We’ve all been there—a shift drink that turns into 6, a friend’s birthday dinner that turns into a bar crawl, a “night in” that turns into your unintentional destiny to kill an entire bottle of wine. No matter how it happens, the next morning feels like absolute…well, death. You’ve got a shift in an hour, nobody to pick it up, and an overwhelming feeling that you’re genuinely not going to be okay. But if it is going to be okay, it’ll go a little something like this. This is how to work a shift…with a hangover.

1.) Don’t You Dare Snooze That Alarm – What’s done is done. An extra 10 minutes of sleep isn’t going to change the fact that you’re about to walk into your place of work looking like a zombie running a fever.

2.) Put Some Good Into Your Body – We’ve got good news and bad news. The good news is we’ve got a definite answer on whether or not there’s an official hangover cure, the bad news is that the answer is “no.” Start with a gigantic glass of water and a couple ibuprofen to combat the screamer of a headache that has camped out in your skull. Does Aspirin work? Nope. According to Medical News Today, “aspirin can aggravate gastritis and increase the risk of gastric erosion and bleeding.” We’ll also allow a single iced coffee to pry your eyes open, but nothing more. You’re dehydrated, and 8 coffees will only make it worse.

3.) Never Let Anyone Know How Bad It Really Is – When one of your coworkers notices the fact that you look like you were hit by a semi-truck the night before and asks you about it, play it down with “didn’t sleep well, all good though.” They’ll look at you weird at first, but before they can follow up you’ll already be at your station pretending to do side work.

4.) The Walk In Is Your Friend – Every spare moment you have, hide in it. Your soul is bruised and swollen, and it needs to be iced. If someone catches you, just tell them you were checking on the kegs (even though you were laying on the kegs).

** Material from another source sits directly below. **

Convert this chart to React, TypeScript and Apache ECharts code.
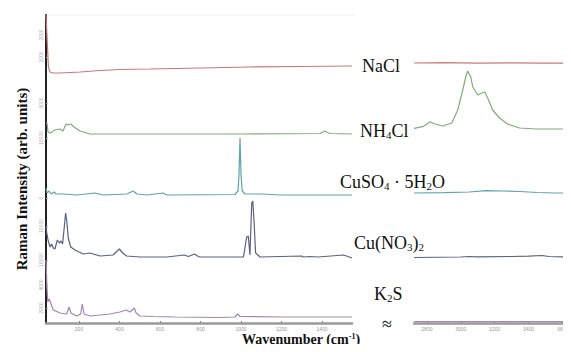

5.) Bacon – Find it. It’s somewhere in the kitchen. Be honest with one of your BOH buddies, let them know this is a make-or-break situation—they might just fry a couple pieces up for you to gobble up in secret like a dumpster troll. If you have to pay for it, fine. As long as you get your filthy paws on some crispy pork. According to researchers, “Food doesn’t soak up the alcohol, but it does increase your metabolism, helping you deal with the after-effects of over indulgence. So food will often help you feel better.” If you yourself are BOH, you already know what to do.

6.) Customers Don’t Know (or Care) – Look, you’re not going to win any “pristine hospitality” awards today. You just need to fly under the radar and make sure nothing from the night before bleeds into your shift. Don’t get too close to your tables when suggesting menu items; you reek of booze. I know you brushed your teeth twice this morning and took an aggressive shower, but the toxins are still making their way out of your body. Keep a safe distance and enunciate your words, there’s nothing to see here.

7.) Send The Dog and it’s Hair Away – A common misconception is that a little “hair of the dog” will bring you right back to life. That’s a shortsighted decision, and will only prolong this terrible sickness into tomorrow. Your bartender might offer you a little shooter of something, or if you’re behind the sticks, you might offer yourself a little shooter of something—just hold off. If you need a bloody mary to take the edge off, wait until you clock out. Trust us, it’ll taste better when the only responsibility left is sleeping (passing out).

And for those that hate to read, the short answer is this: Your shift is going to be brutal, but tomorrow is a new day—you got this.